Concept

Ritual washing in Judaism

Summary
In Judaism, ritual washing, or ablution, takes two main forms. Tevilah (טְבִילָה) is a full body immersion in a mikveh, and netilat yadayim is the washing of the hands with a cup (see Handwashing in Judaism). References to ritual washing are found in the Hebrew Bible, and are elaborated in the Mishnah and Talmud. They have been codified in various codes of Jewish law and tradition, such as Maimonides' Mishneh Torah (12th century) and Joseph Karo's Shulchan Aruch (16th century). These practices are most commonly observed within Orthodox Judaism. In Conservative Judaism, the practices are normative, with certain leniencies and exceptions. Ritual washing is not generally performed in Reform Judaism.
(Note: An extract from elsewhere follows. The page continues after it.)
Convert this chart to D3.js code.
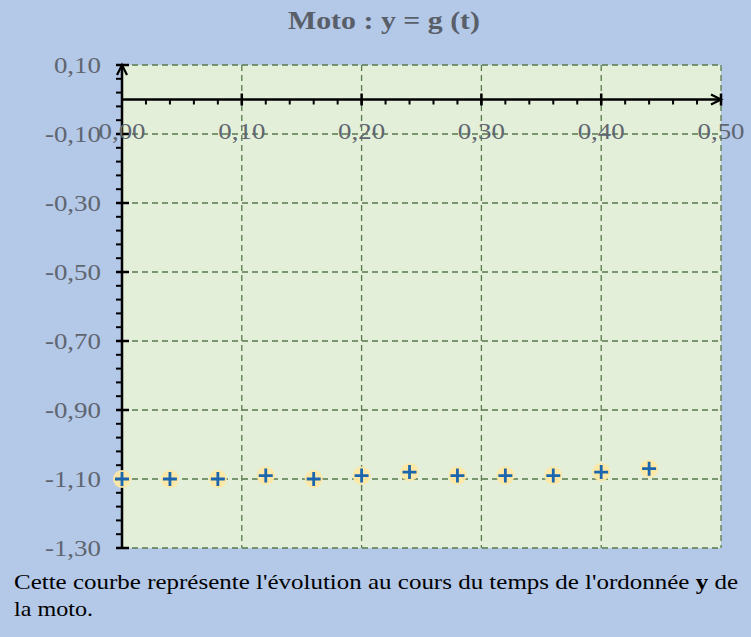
<!DOCTYPE html>
<html><head><meta charset="utf-8">
<script src="https://cdn.jsdelivr.net/npm/d3@7"></script>
<style>html,body{margin:0;padding:0;background:#b4c8e8;}svg{display:block;}</style>
</head><body>
<script>
const tValues = [0, 0.04, 0.08, 0.12, 0.16, 0.20, 0.24, 0.28, 0.32, 0.36, 0.40, 0.44];
const yValues = [-1.10, -1.10, -1.10, -1.09, -1.10, -1.09, -1.08, -1.09, -1.09, -1.09, -1.08, -1.07];
const xTicks = [0, 0.1, 0.2, 0.3, 0.4, 0.5];
const yTicks = [0.10, -0.10, -0.30, -0.50, -0.70, -0.90, -1.10, -1.30];
const title = "Moto : y = g (t)";

const W = 751, H = 637;
const SERIF = "'Liberation Serif', 'Times New Roman', serif";
const svg = d3.select("body").append("svg").attr("width", W).attr("height", H);
svg.append("rect").attr("width", W).attr("height", H).attr("fill", "#b4c8e8");

const x = d3.scaleLinear().domain([0, 0.5]).range([122, 721]);
const y = d3.scaleLinear().domain([-1.30, 0.10]).range([548, 65]);
const fmt = v => d3.format(".2f")(v).replace(".", ",").replace("−", "-");
const stretch = (sel, k) => sel.each(function () {
  const L = this.getComputedTextLength();
  d3.select(this).attr("textLength", L * k).attr("lengthAdjust", "spacingAndGlyphs");
});

// plot background
svg.append("rect").attr("x", x(0)).attr("y", y(0.10))
  .attr("width", x(0.5) - x(0)).attr("height", y(-1.30) - y(0.10)).attr("fill", "#e3efd8");

// grid
const grid = svg.append("g").attr("stroke", "#587a4c").attr("stroke-width", 1.3).attr("stroke-dasharray", "6,4");
grid.selectAll("line.v").data(xTicks.filter(d => d > 0)).join("line")
  .attr("x1", d => x(d)).attr("x2", d => x(d)).attr("y1", y(0.10)).attr("y2", y(-1.30));
grid.selectAll("line.h").data(yTicks).join("line")
  .attr("x1", x(0)).attr("x2", x(0.5)).attr("y1", d => y(d)).attr("y2", d => y(d));

// axes
const axes = svg.append("g").attr("stroke", "#000");
axes.append("line").attr("x1", x(0)).attr("x2", x(0)).attr("y1", y(-1.30) + 1).attr("y2", y(0.10)).attr("stroke-width", 2.5);
axes.append("line").attr("x1", x(0)).attr("x2", x(0.5)).attr("y1", y(0)).attr("y2", y(0)).attr("stroke-width", 2.5);
svg.append("path").attr("d", `M${x(0)-5},${y(0.10)+10} L${x(0)},${y(0.10)} L${x(0)+5},${y(0.10)+10}`)
  .attr("fill", "none").attr("stroke", "#000").attr("stroke-width", 2.2);
svg.append("path").attr("d", `M${x(0.5)-10},${y(0)-5} L${x(0.5)},${y(0)} L${x(0.5)-10},${y(0)+5}`)
  .attr("fill", "none").attr("stroke", "#000").attr("stroke-width", 2.2);
axes.append("line").attr("x1", x(0.5)).attr("x2", x(0.5)).attr("y1", y(0)-6).attr("y2", y(0)+6).attr("stroke-width", 2.5);

const yMinor = d3.range(0, 36).map(i => +(0.10 - i * 0.04).toFixed(2)).filter(v => v >= -1.30);
axes.selectAll("line.ym").data(yMinor).join("line")
  .attr("x1", x(0) - 6).attr("x2", x(0)).attr("y1", d => y(d)).attr("y2", d => y(d)).attr("stroke-width", 2);
axes.selectAll("line.yM").data(yTicks).join("line")
  .attr("x1", x(0) - 6).attr("x2", x(0) + 7).attr("y1", d => y(d)).attr("y2", d => y(d)).attr("stroke-width", 2.5);

const xMinor = d3.range(1, 25).map(i => +(i * 0.02).toFixed(2));
axes.selectAll("line.xm").data(xMinor).join("line")
  .attr("x1", d => x(d)).attr("x2", d => x(d)).attr("y1", y(0)).attr("y2", y(0) + 5).attr("stroke-width", 2);
axes.selectAll("line.xM").data(xTicks.filter(d => d > 0 && d < 0.5)).join("line")
  .attr("x1", d => x(d)).attr("x2", d => x(d)).attr("y1", y(0) - 6).attr("y2", y(0) + 6).attr("stroke-width", 2.5);

// tick labels
const lab = svg.append("g").attr("font-family", SERIF).attr("font-size", 23).attr("fill", "#5f6670");
lab.selectAll("text.y").data(yTicks).join("text")
  .attr("x", 101).attr("y", d => y(d)).attr("dy", "0.35em").attr("text-anchor", "end").text(d => fmt(d))
  .call(stretch, 1.17);
lab.selectAll("text.x").data(xTicks).join("text")
  .attr("x", d => x(d)).attr("y", 131).attr("dy", "0.35em").attr("text-anchor", "middle").text(d => fmt(d))
  .call(stretch, 1.17);

// points
const pts = svg.append("g").selectAll("g").data(tValues.map((t, i) => ({t, v: yValues[i]}))).join("g")
  .attr("transform", d => `translate(${x(d.t)},${y(d.v)})`);
pts.append("circle").attr("r", 9).attr("fill", "#fde7a4").attr("opacity", 0.95);
pts.append("path").attr("d", "M-7,0H7M0,-7V7").attr("stroke", "#1b66ac").attr("stroke-width", 2.8);

// title
svg.append("text").attr("x", 384).attr("y", 29).attr("text-anchor", "middle")
  .attr("font-family", SERIF).attr("font-weight", "bold")
  .attr("font-size", 25).attr("fill", "#595f68").text(title)
  .attr("textLength", 192).attr("lengthAdjust", "spacingAndGlyphs");

// caption
const cap = svg.append("g").attr("font-family", SERIF).attr("font-size", 21).attr("fill", "#000");
const l1 = cap.append("text").attr("x", 14).attr("y", 589).attr("textLength", 724).attr("lengthAdjust", "spacingAndGlyphs");
l1.append("tspan").text("Cette courbe représente l'évolution au cours du temps de l'ordonnée ");
l1.append("tspan").attr("font-weight", "bold").text("y");
l1.append("tspan").text(" de");
cap.append("text").attr("x", 14).attr("y", 616).attr("textLength", 79).attr("lengthAdjust", "spacingAndGlyphs").text("la moto.");
</script>
</body></html>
The Hebrew Bible requires immersion of the body in water as a means of purification in several circumstances, for example: And when the zav is cleansed of his issue, then he shall number to himself seven days for his cleansing, and wash his clothes; and he shall bathe his flesh in running water, and shall be clean. There are also references to hand-washing: And whoever the zav touches, without having rinsed his hands in water, he shall wash his clothes, and bathe himself in water, and be unclean until the evening. I will wash my hands in innocency; so will I compass Thine altar, O LORD. Priests were required to wash their hands and feet before service in the Temple: Thou shalt also make a laver of brass, and the base thereof of brass, whereat to wash; and thou shalt put it between the tent of meeting and the altar, and thou shalt put water therein. And Aaron and his sons shall wash their hands and their feet thereat; when they go into the tent of meeting, they shall wash with water, that they die not; or when they come near to the altar to minister, to cause an offering made by fire to smoke unto the LORD. Handwashing in Judaism According to halakha or custom, the hands are washed on a number of occasions. These include before and after eating a meal with bread; upon awaking in the morning; after using the toilet; before eating karpas in the Passover seder; and before prayer.